Sunday, March 03, 2024

The weather was sunny when I left Ullapool but heading north I drove through showers, and as I turned to the south-east at Ledmore Junction I was faced with a huge mass of low, dark cloud shedding rain across the high moors. The ditch near Loch Craggie held two frogs and a newt - no spawn yet. On the loch itself I could see only a female goosander and a pair of mallards.

I spotted a male crossbill in the top of a distant larch tree; I just snapped some pics from where I was without trying to get closer, as it's possible that breeding is underway.


I'm not sure if the extensive forestry operations currently being carried out in the area are down to landowners just harvesting the timber all at the same time, or if they're part of a big project which aims to replace non-native species with native trees.

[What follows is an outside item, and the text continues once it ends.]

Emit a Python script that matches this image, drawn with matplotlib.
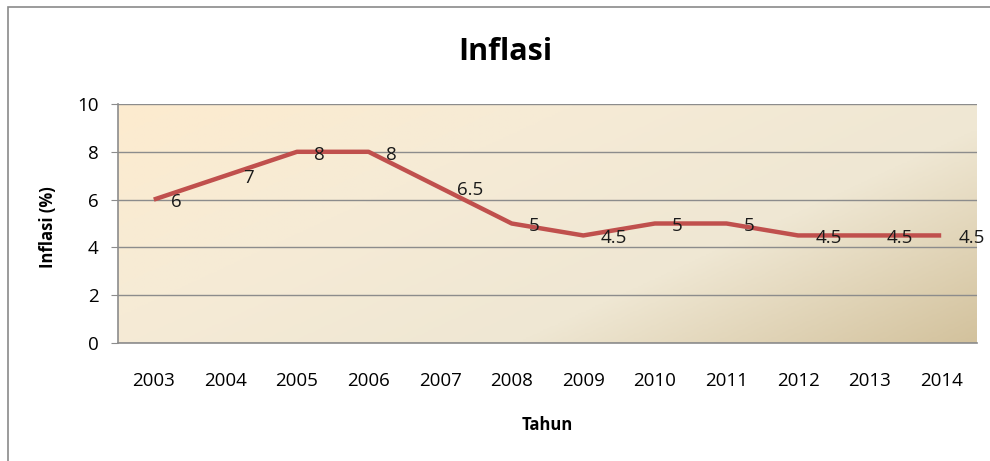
import matplotlib.pyplot as plt
import numpy as np
from matplotlib.patches import Rectangle
from matplotlib.colors import LinearSegmentedColormap

tahun = ['2003', '2004', '2005', '2006', '2007', '2008',
         '2009', '2010', '2011', '2012', '2013', '2014']
inflasi = [6, 7, 8, 8, 6.5, 5, 4.5, 5, 5, 4.5, 4.5, 4.5]
label_txt = ['6', '7', '8', '8', '6.5', '5', '4.5', '5', '5', '4.5', '4.5', '4.5']

plt.rcParams['font.family'] = ['Open Sans', 'DejaVu Sans']

fig = plt.figure(figsize=(9.9, 4.61), dpi=100)
fig.patch.set_facecolor('white')
W, H = 990, 461

# outer chart frame
fig.patches.append(Rectangle((8 / W, -0.02), 1.2, 1 - 7 / H + 0.02,
                             transform=fig.transFigure, fill=False,
                             edgecolor='#8a8a8a', linewidth=1.2))

ax = fig.add_axes([118 / W, 1 - 343 / H, (977 - 118) / W, (343 - 104) / H])

# diagonal gradient background (peach top-left -> tan bottom-right)
cmap = LinearSegmentedColormap.from_list(
    'bg', ['#fdebcf', '#f6ebd6', '#efe7d3', '#d3c29d'])
gx, gy = np.meshgrid(np.linspace(0, 1, 300), np.linspace(0, 1, 150))
grad = (gx * 0.75 + gy * 0.45) / 1.2
ax.imshow(grad, cmap=cmap, extent=[-0.5, 11.5, 0, 10], origin='upper',
          aspect='auto', zorder=0)

x = np.arange(len(tahun))
ax.plot(x, inflasi, color='#c0504d', linewidth=3.2, solid_capstyle='butt', zorder=3)
for xi, yi, t in zip(x, inflasi, label_txt):
    ax.annotate(t, (xi, yi), xytext=(12.5, -2), textcoords='offset points',
                ha='left', va='center', fontsize=13.5, color='#1a1a1a', zorder=4)

ax.set_xlim(-0.5, 11.5)
ax.set_ylim(0, 10)
ax.set_yticks([0, 2, 4, 6, 8, 10])
ax.set_xticks(x)
ax.set_xticklabels(tahun)
ax.yaxis.grid(True, color='#8c8c8c', linewidth=1)
for ln in ax.get_ygridlines():
    ln.set_zorder(1)
ax.tick_params(axis='y', length=5, color='#8c8c8c', labelsize=13.5, pad=9)
ax.tick_params(axis='x', length=0, labelsize=13.5, pad=21)
for s in ['top', 'right']:
    ax.spines[s].set_visible(False)
for s in ['left', 'bottom']:
    ax.spines[s].set_color('#8c8c8c')
    ax.spines[s].set_linewidth(1.2)

fig.text(505 / W, 1 - 52 / H, 'Inflasi', ha='center', va='center',
         fontsize=22, fontweight='bold')
fig.text(48 / W, 1 - 227 / H, 'Inflasi (%)', ha='center', va='center',
         rotation=90, fontsize=12, fontweight='bold')
fig.text(547 / W, 1 - 425 / H, 'Tahun', ha='center', va='center',
         fontsize=12, fontweight='bold')

fig.savefig('out.png', dpi=100)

I don't know if the spruce that I see are Norway or Sitka spruce - but Sitka spruce will, apparently, have to go. Similarly I don't know if the larch I see are European or hybrid larch - and hybrid larch will also go. I've seen crossbills here feeding in spruce, pine, and larch - so it seems to me that whole swathes of crossbill food are being laid waste. Something else to worry about.

A pair of stonechats were presumably back on territory as the male was singing; and four whooper swans and a male goldeneye were on distant Cam Loch.